Pereira: Com certeza. Esta é uma sinalização muito positiva. Entretanto, ainda com reservas. Lembre-se que o governo decidiu privatizar aeroportos dado a uma demanda eminente, com os grandes eventos esportivos que o Brasil vai sediar no futuro próximo – este era um gargalo fundamental a ser resolvido – e o Estado, de certa forma, reconheceu a sua incapacidade de lidar com estes dilemas de forma unilateral, que era necessário fazer parcerias, e a privatização foi um movimento correto.
Espero que essa seja uma sinalização para outros setores. Mas isso vai depender muito do próprio sucesso. Se, de repente, os aeroportos não apresentarem eficiência isso vai arrefecer essa estratégia e o ânimo de privatizar outros setores. Entretanto, se essa privatização for considerada no curto e médio prazo um sucesso, não só do ponto de vista da capitalização de recursos, do ágio muito acima do valor inicial estabelecido, mas da satisfação do usuário, que é a principal demanda, a probabilidade de o governo se valer deste sucesso para implementar essa política em outras áreas é grande.
Imil: As privatizações dos aeroportos no Brasil implicam necessariamente no aumento de custos para a população ?
Pereira: Não sei ainda, é muito cedo para dizer.
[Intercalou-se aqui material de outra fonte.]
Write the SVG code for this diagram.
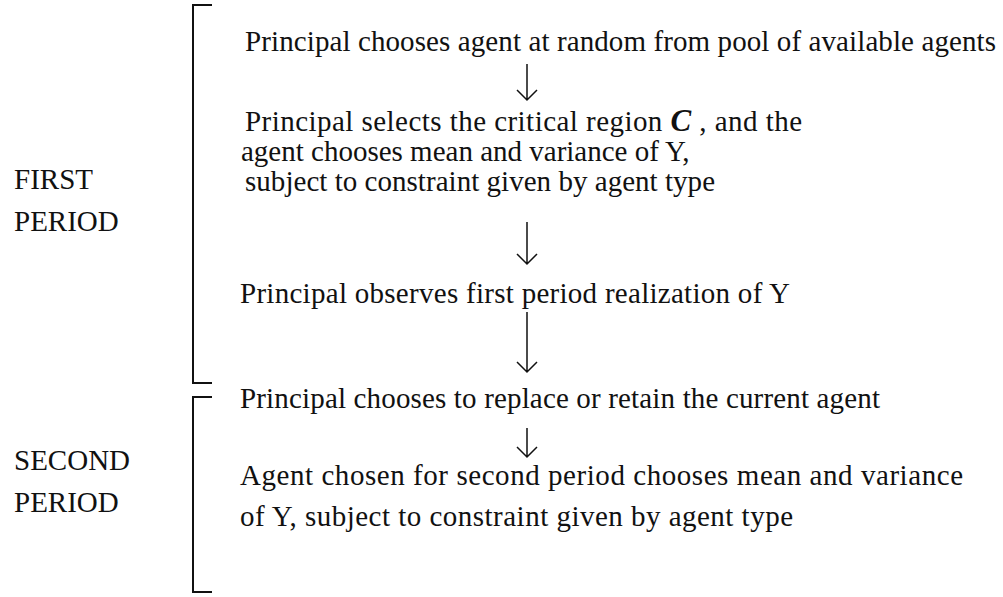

Esse risco existe e com certeza a influência será muito grande dado a quantidade de ações que o governo continuará controlando, vai ser um ator com poder de veto importante. Não sei ainda qual estratégia o governo vai seguir daqui para frente. É preciso esperar um pouco para ver como ele irá se posicionar.
Imil: O Sr. poderia explicar o termo que usou ao falar ao “O Globo”: “limitação ideológica”?
Pereira: Dado o ranço estatista do PT, que percebe o Estado como promotor do desenvolvimento e tem um preconceito com o mercado, o fato de o governo não ter privatizado uma maior parte, não ter permitido que o mercado tivesse uma maior parcela dessas ações sinaliza um conjunto de atores preconceituosos com a política de privatização que parece dizer: “nós ainda controlamos isso”.
É o que eu tento chamar de um “viés ideológico”. Se não houvesse essa limitação talvez o governo pudesse ser um sócio minoritário. Isso sinalizaria para o mercado que o governo estaria disposto a permitir que esses aeroportos fossem de fato geridos com menos interferência, que se dá na medida em que continua sendo um ponto de veto preponderante no jogo. Talvez o ágio, que todos estão celebrando, poderia ter sido até maior se o governo não tivesse preservado 49% do controle. Eu quero apenas destacar, em que pese um governo relativamente conservador, com baixas iniciativas de reforma, este movimento positivo.